Wednesday, June 29, 2016

You Don't Want IT Bad Enough...


I've had the same challenge my whole life, to maintain a low weight and keep up with an exercise program so that I can reap the benefits it brings to the quality of my life. I've managed to develop the discipline it takes to follow through as far as healthy and moderate eating habits as well as a consistent workout programs, but the challenge is that even if I can hold on to the program for a long time, as soon as something creeps up into my life that throws my routine off for whatever reason, or I'm dealing with something, no matter what, that takes most of the energy I have and doesn't leave me with enough to continue my programmed routine.

I've managed to workout and eat healthy and in moderation for years at a time so I'm not sure what makes it so difficult for me to get back on the saddle once I fall off the horse, because life is unpredictable and we do fall off the horse, especially me who still has to conquer the fear of riding one. Oh how I would LOVE to do that!!!! or Would I?...

Years ago just after giving birth to my son I weighed more than I ever did in my entire life, I had no idea how to handle that because I'd never been at that weight before, and even when I had 5 or 10 lbs. to lose at some point I found that to be so hard for me to accomplish. How was I going to lose all this weight?! I thought it was a very long shot...

I had two newborn babies less than a year apart, I was 38 and chunky at best. I wanted to sleep all day but couldn't and when I couldn't sleep those few minutes in between caring for two newborns I wanted to eat to keep myself awake and feeling alive.

I don't remember exactly how long it was but at least for the first two years of their lives I didn't sleep more than 4 hrs. a day with intervals. I got used to staying awake so I would use my time the best possible way but none of it was spent exercising and that I know for a fact.

I thought I wanted that more than anything in my life, the same way I've been thinking I want it right now and yet the results are telling me that I Don't Want It Bad Enough or I'd have it by now!!! Everything I've ever really wanted in my life I've had it so why not this?

I took some time off and just ate, I forgot how happy being trim and healthy makes me feel and I stopped exercising and ate all I wanted long enough to put me at the unhealthiest point of my life.
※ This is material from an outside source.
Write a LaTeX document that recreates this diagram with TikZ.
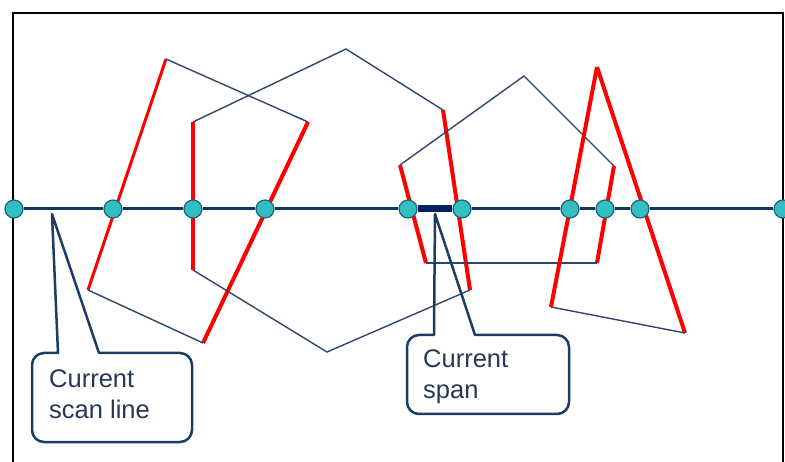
\documentclass[tikz,border=0pt]{standalone}
\usepackage{fontspec}
\setmainfont{Liberation Sans}
\definecolor{edgeblue}{RGB}{45,70,105}
\definecolor{scanblue}{RGB}{20,55,95}
\definecolor{spanblue}{RGB}{0,32,96}
\definecolor{dotfill}{RGB}{51,190,196}
\definecolor{dotline}{RGB}{30,100,120}
\definecolor{boxblue}{RGB}{28,60,100}
\definecolor{textblue}{RGB}{38,56,86}
\begin{document}
\begin{tikzpicture}[x=1pt,y=-1pt,
  hit/.style={circle,fill=dotfill,draw=dotline,line width=1.2pt,minimum size=18pt,inner sep=0pt},
  inedge/.style={red,line width=4pt},
  outedge/.style={edgeblue,line width=1.4pt},
  scan/.style={scanblue,line width=3pt},
  spanbar/.style={spanblue,line width=7pt},
  callout/.style={draw=boxblue,line width=2.5pt,line join=round},
  calltext/.style={anchor=west,align=left,inner sep=0pt,text=textblue,font=\fontsize{25.5}{31}\selectfont}]
        \useasboundingbox (0,0) rectangle (785,462);
        \clip (0,0) rectangle (785,462);
        % frame
        \draw[line width=2.5pt] (13,480) |- (783,13) -- (783,480);
        % polygon corners
        \coordinate (a1) at (88,290);
        \coordinate (a2) at (166,59);
        \coordinate (a3) at (308,122);
        \coordinate (a4) at (203,343);
        \coordinate (b1) at (193,122);
        \coordinate (b2) at (346,49);
        \coordinate (b3) at (443,110);
        \coordinate (b4) at (470,290);
        \coordinate (b5) at (327,352);
        \coordinate (b6) at (193,270);
        \coordinate (c1) at (400,165);
        \coordinate (c2) at (524,76);
        \coordinate (c3) at (614,166);
        \coordinate (c4) at (597,263);
        \coordinate (c5) at (426,263);
        \coordinate (d1) at (597,67);
        \coordinate (d2) at (685,333);
        \coordinate (d3) at (551,307);
        % edges, red ones cross the scan line
        \draw[inedge,line width=3pt] (a1) -- (a2);
        \draw[outedge] (a2) -- (a3);
        \draw[inedge] (a3) -- (a4);
        \draw[outedge] (a4) -- (a1);
        \draw[outedge] (b1) -- (b2) -- (b3);
        \draw[inedge] (b3) -- (b4);
        \draw[outedge] (b4) -- (b5) -- (b6);
        \draw[inedge] (b6) -- (b1);
        \draw[outedge] (c1) -- (c2) -- (c3);
        \draw[inedge] (c3) -- (c4);
        \draw[outedge] (c4) -- (c5);
        \draw[inedge] (c5) -- (c1);
        \draw[inedge] (d1) -- (d2);
        \draw[outedge] (d2) -- (d3);
        \draw[inedge] (d3) -- (d1);
        % callouts
        \coordinate (scantip) at (52,214);
        \coordinate (spantip) at (435,214);
        \draw[callout] (58,353) -- (scantip) -- (99,353) -- (180,353)
          arc[start angle=-90,end angle=0,radius=12] -- (192,430)
          arc[start angle=0,end angle=90,radius=12] -- (44,442)
          arc[start angle=90,end angle=180,radius=12] -- (32,365)
          arc[start angle=180,end angle=270,radius=12] -- cycle;
        \draw[callout] (434,335) -- (spantip) -- (475,335) -- (557,335)
          arc[start angle=-90,end angle=0,radius=12] -- (569,402)
          arc[start angle=0,end angle=90,radius=12] -- (419,414)
          arc[start angle=90,end angle=180,radius=12] -- (407,347)
          arc[start angle=180,end angle=270,radius=12] -- cycle;
        \node[calltext] (scanlbl) at (49,394) {Current\\scan line};
        \node[calltext] (spanlbl) at (423,377) {Current\\span};
        % scan line and hits
        \node[hit] (x1) at (14,209) {};
        \node[hit] (x2) at (113,209) {};
        \node[hit] (x3) at (193,209) {};
        \node[hit] (x4) at (265,209) {};
        \node[hit] (x5) at (408,209) {};
        \node[hit] (x6) at (462,209) {};
        \node[hit] (x7) at (570,209) {};
        \node[hit] (x8) at (605,209) {};
        \node[hit] (x9) at (640,209) {};
        \node[hit] (x10) at (783,209) {};
        \draw[scan] (x1) -- (x2) -- (x3) -- (x4) -- (x5);
        \draw[spanbar] (x5) -- (x6);
        \draw[scan] (x6) -- (x7) -- (x8) -- (x9) -- (x10);
\end{tikzpicture}
\end{document}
I mean I have it in my hands to change that, all I have to do is what my daughter and my husband say to me, just put the shoes on and go workout. I must not want it bad enough that I find all sorts of excuses not to start again.

Though there are no excuses why I waited this long to pick that habit back up that allows me to match the way I view and think of myself with the way I look and feel on the outside. That's not me I'm looking at the reflection in that mirror, the picture on the camera, that's not the one I want to be and this is not the way I want to feel for the next say 30 yrs. of my life. I still have a lot of dreams to fulfill, and lot of things to experience, a lot of places to visit and a lot of happiness to embrace in my well lived "Parallel Parked in a Perpendicular World" Life!!!.. But I have to feel and look the part to enjoy it to the fullest.

I DO WANT IT BAD ENOUGH, I'LL SHOW ME THAT :) I know I can, I've done it more than once!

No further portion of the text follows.